In November, Pipedream completed its first installation at a site in Texas. The store brand will be announced in the future.

Pipedream focused on minimizing the construction timeline, ensuring that the drive-thru could stay open throughout the process, and keeping costs in check. While the first installation took four nights—allowing for extra buffer time to ensure a thorough job—McCurrach is confident about getting down to two or three nights of construction consistently, and at the same time, reducing the cost along with that. 

The construction process is simpler, less costly, and quicker than many might expect, and the same goes for the technology itself.
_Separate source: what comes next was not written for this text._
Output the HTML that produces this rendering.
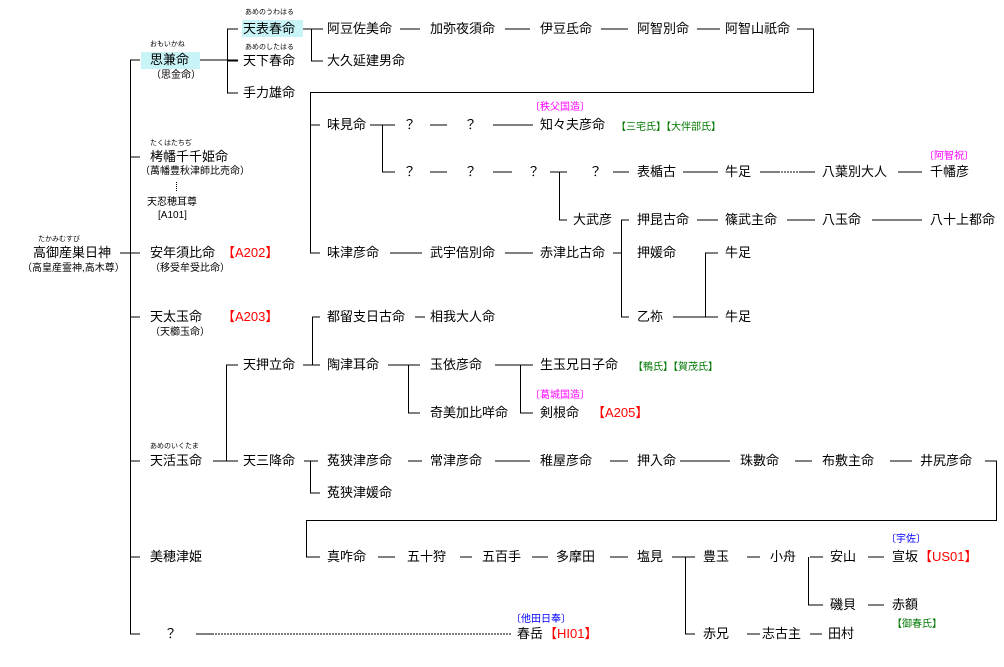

While the word “automated” in the QSR industry often brings to mind complex, flashy systems like robotic fry cooks or sandwich makers, McCurrach says to think of Instant Pickup more like a self-checkout kiosk.

“They’re easy to install, there’s not a lot to them, and not a lot can break on them,” he says. “We’ve really worked to take as much complexity and engineering out. The things that can break are swappable. If there is something that breaks, we make sure that we can get that part out there that day, and anyone can go in, open the back, and swap it out. It’s pretty reduced in the amount of actual things happening, which is great for both getting that cost down and for long-term reliability.”

Pipedream’s philosophy is that if people recognize a system as a “robot,” it’s probably not a good one. McCurrach points out that a dishwasher is one of the best examples of automation—people forget it’s automated because it simply works and does what it’s supposed to do.

“We wanted to make sure that we were able to achieve that with this—that it’s so simple, you wouldn’t even call it automation,” he says.